> _Given request_
Reproduce the material below line by line, beginning with its first line and ending with the line that contains "const SX = 0.93;"; leave out pictures.

# Dataset excerpt start

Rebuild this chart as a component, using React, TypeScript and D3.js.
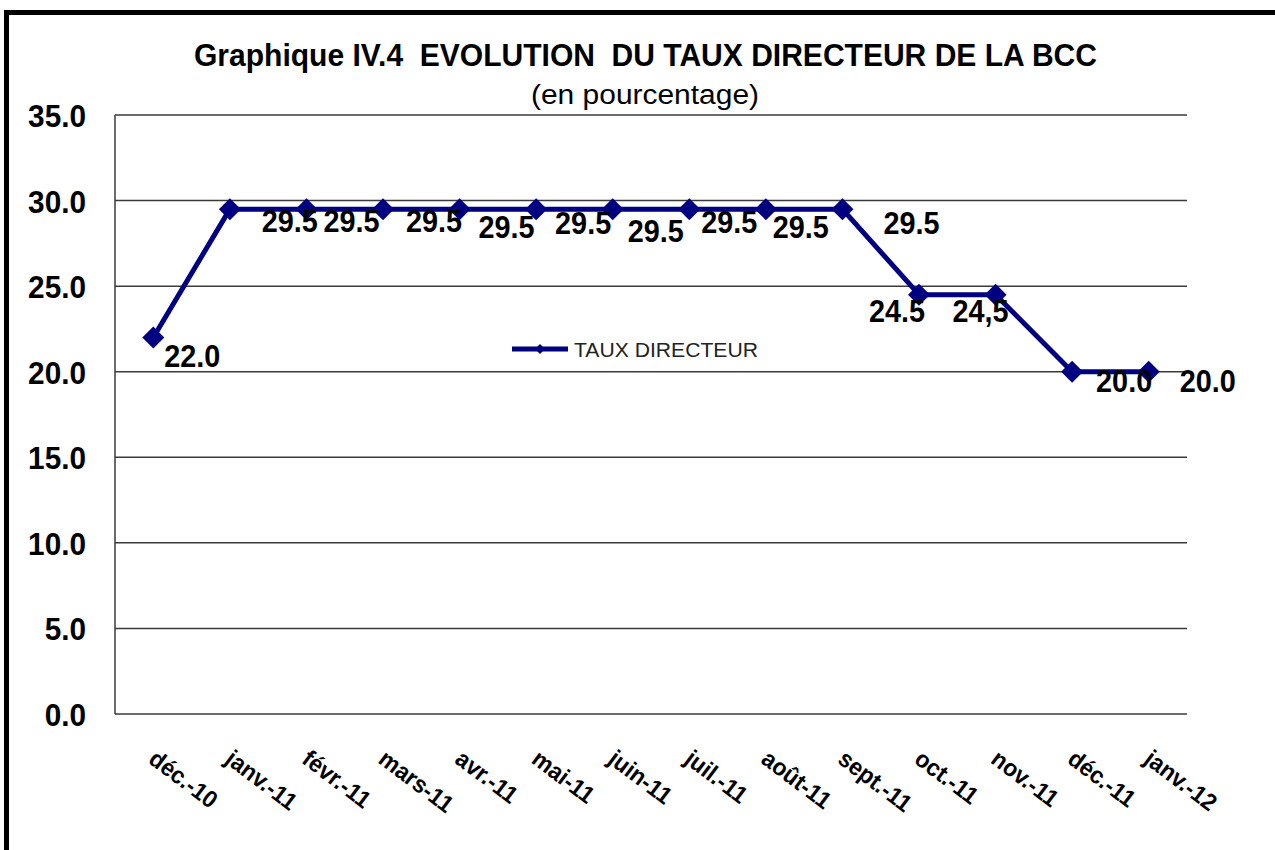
import React from "react";
import * as d3 from "d3";

// ---- data ----
const categories = [
  "déc.-10", "janv.-11", "févr.-11", "mars-11", "avr.-11", "mai-11", "juin-11",
  "juil.-11", "août-11", "sept.-11", "oct.-11", "nov.-11", "déc.-11", "janv.-12",
];
const values = [22.0, 29.5, 29.5, 29.5, 29.5, 29.5, 29.5, 29.5, 29.5, 29.5, 24.5, 24.5, 20.0, 20.0];
const valueLabels = ["22.0", "29.5", "29.5", "29.5", "29.5", "29.5", "29.5", "29.5", "29.5", "29.5", "24.5", "24,5", "20.0", "20.0"];
const yTicks = [0, 5, 10, 15, 20, 25, 30, 35];
const seriesName = "TAUX DIRECTEUR";
const titleText = "Graphique IV.4  EVOLUTION  DU TAUX DIRECTEUR DE LA BCC";
const subtitleText = "(en pourcentage)";

// ---- layout (manual data-label placement, px offsets from each point) ----
const labelDx = [39, 60, 45, 51, 47, 47, 43, 40, 35, 69, -22, -15, 52, 59];
const labelDy = [30, 23, 23, 23, 29, 25, 33, 24, 29, 25, 27, 27, 20, 20];

const W = 1275;
const H = 850;
const plot = { left: 115, right: 1187, top: 115, bottom: 714 };
const NAVY = "#000080";
const FONT = "'Liberation Sans', Arial, sans-serif";
const SX = 0.93;

export default function App() {
  const x = d3.scalePoint<string>().domain(categories).range([plot.left, plot.right]).padding(0.5);
  const y = d3.scaleLinear().domain([0, 35]).range([plot.bottom, plot.top]);
  const line = d3
    .line<number>()
    .x((_, i) => x(categories[i]) as number)
    .y((d) => y(d));
  const diamond = (r: number) => `M0,${-r}L${r},0L0,${r}L${-r},0Z`;

  return (
    <svg
      width={W}
      height={H}
      style={{ position: "absolute", left: 0, top: 0, background: "#fff" }}
      fontFamily={FONT}
    >
      <rect x={0} y={0} width={W} height={H} fill="#fff" />
      {/* outer frame */}
      <rect x={6.5} y={12.5} width={W + 50} height={H + 50} fill="none" stroke="#000" strokeWidth={5} />

      {/* title */}
      <text
        x={194}
        y={66}
        fontSize={31}
        fontWeight="bold"
        textLength={903}
        lengthAdjust="spacingAndGlyphs"
        fill="#000"
        style={{ whiteSpace: "pre" }}
      >
        {titleText}
      </text>
      <text x={531} y={104} fontSize={27} textLength={228} lengthAdjust="spacingAndGlyphs" fill="#000">
        {subtitleText}
      </text>

      {/* gridlines */}
      {yTicks.map((t) => (
        <line key={"g" + t} x1={plot.left} x2={plot.right} y1={y(t)} y2={y(t)} stroke="#3a3a3a" strokeWidth={1.5} />
      ))}
      <line x1={plot.left} x2={plot.left} y1={plot.top} y2={plot.bottom} stroke="#3a3a3a" strokeWidth={1.5} />

      {/* y tick labels */}
      {yTicks.map((t) => (
        <text
          key={"t" + t}
          transform={`translate(86,${y(t) + 12}) scale(${SX},1)`}
          textAnchor="end"
          fontSize={32}
          fontWeight="bold"
          fill="#000"
        >
          {t.toFixed(1)}
        </text>
      ))}

      {/* x labels */}
      {categories.map((c) => (
        <text
          key={"x" + c}
          transform={`translate(${(x(c) as number) - 6},${762}) rotate(37) scale(0.95,1)`}
          fontSize={24}
          fontWeight="bold"
          fill="#000"
        >
          {c}
        </text>
      ))}

      {/* legend */}
      <line x1={512} x2={568} y1={349} y2={349} stroke={NAVY} strokeWidth={5} />
      <path d={diamond(5)} transform="translate(540,349)" fill={NAVY} />
      <text x={574} y={357} fontSize={20} textLength={184} lengthAdjust="spacingAndGlyphs" fill="#222">
        {seriesName}
      </text>

      {/* series */}
      <path d={line(values) || ""} fill="none" stroke={NAVY} strokeWidth={5} strokeLinejoin="round" />
      {values.map((v, i) => (
        <path key={"m" + i} d={diamond(11)} transform={`translate(${x(categories[i])},${y(v)})`} fill={NAVY} />
      ))}

      {/* data labels */}
      {values.map((v, i) => (
        <text
          key={"l" + i}
          transform={`translate(${(x(categories[i]) as number) + labelDx[i]},${y(v) + labelDy[i]}) scale(${SX},1)`}
          textAnchor="middle"
          fontSize={31}
          fontWeight="bold"
          fill="#000"
        >
          {valueLabels[i]}
        </text>
      ))}
    </svg>
  );
}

# Dataset excerpt end

> _Task response_
Rebuild this chart as a component, using React, TypeScript and D3.js.
import React from "react";
import * as d3 from "d3";

// ---- data ----
const categories = [
  "déc.-10", "janv.-11", "févr.-11", "mars-11", "avr.-11", "mai-11", "juin-11",
  "juil.-11", "août-11", "sept.-11", "oct.-11", "nov.-11", "déc.-11", "janv.-12",
];
const values = [22.0, 29.5, 29.5, 29.5, 29.5, 29.5, 29.5, 29.5, 29.5, 29.5, 24.5, 24.5, 20.0, 20.0];
const valueLabels = ["22.0", "29.5", "29.5", "29.5", "29.5", "29.5", "29.5", "29.5", "29.5", "29.5", "24.5", "24,5", "20.0", "20.0"];
const yTicks = [0, 5, 10, 15, 20, 25, 30, 35];
const seriesName = "TAUX DIRECTEUR";
const titleText = "Graphique IV.4  EVOLUTION  DU TAUX DIRECTEUR DE LA BCC";
const subtitleText = "(en pourcentage)";

// ---- layout (manual data-label placement, px offsets from each point) ----
const labelDx = [39, 60, 45, 51, 47, 47, 43, 40, 35, 69, -22, -15, 52, 59];
const labelDy = [30, 23, 23, 23, 29, 25, 33, 24, 29, 25, 27, 27, 20, 20];

const W = 1275;
const H = 850;
const plot = { left: 115, right: 1187, top: 115, bottom: 714 };
const NAVY = "#000080";
const FONT = "'Liberation Sans', Arial, sans-serif";
const SX = 0.93;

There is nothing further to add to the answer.